6 Don’t punish failure
When individuals and teams are learning and improving, mistakes will happen. To maintain the motivation of the team, don’t punish these mistakes. Rather use them as learning exercises for the individuals concerned and the team. Staying close to the work being undertaken through providing support and you can significantly reduce the size and risk of mistakes
7 Protect and fight for your team
Every business has competing demands for staff time, resources, and support. Think of all the projects being undertaken in any company at a given time. Because of this internal competition, teams can get pulled from pillar to post unless you protect and fight for your team. It is very motivational to work for a manger who – you know – has your back.
So there you have 7 methods to motivate your team plus 7 additional behaviours and approaches to develop a positive management style.
Start putting at least one method I have shared with you into practice today.
As a manager you have a significant impact on and influence over your team and their motivation. How you motivate and inspire employees makes a huge difference to what your team will produce for the company – in some cases doubling their performance – and a motivated and happy team is a much nicer place to work than a team just going through the motions.
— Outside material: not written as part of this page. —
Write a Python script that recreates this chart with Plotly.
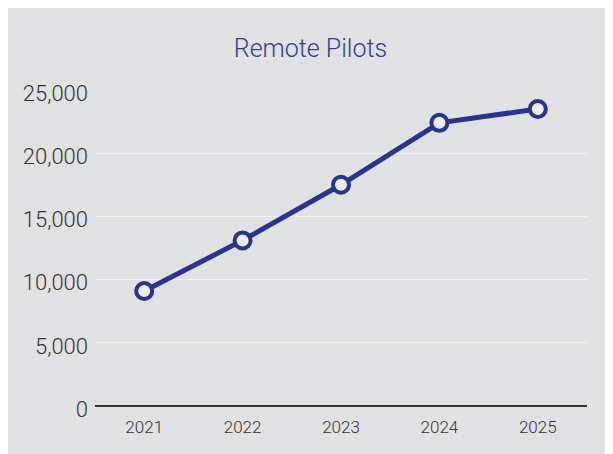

Please put into practice at least one of the methods I have shared with you today. Start with one and once that is up and running, add the next one. It won’t be long before you have all of these methods put into practice.
I know you will enjoy the results for the rest of your career!
Just to recap, the seven methods to motivate your team I have shared are
I have taken over multiple underperforming demotivated teams that the rest of the business criticises regularly.
I quickly employed each of the methods outlined.
It only took a few weeks before team members were smiling and joking when previously there had been silence and unhappy faces. Within a few months, the rest of the business was singing the teams praises.
Motivation is a big factor in team performance. Work hard to motivate your team.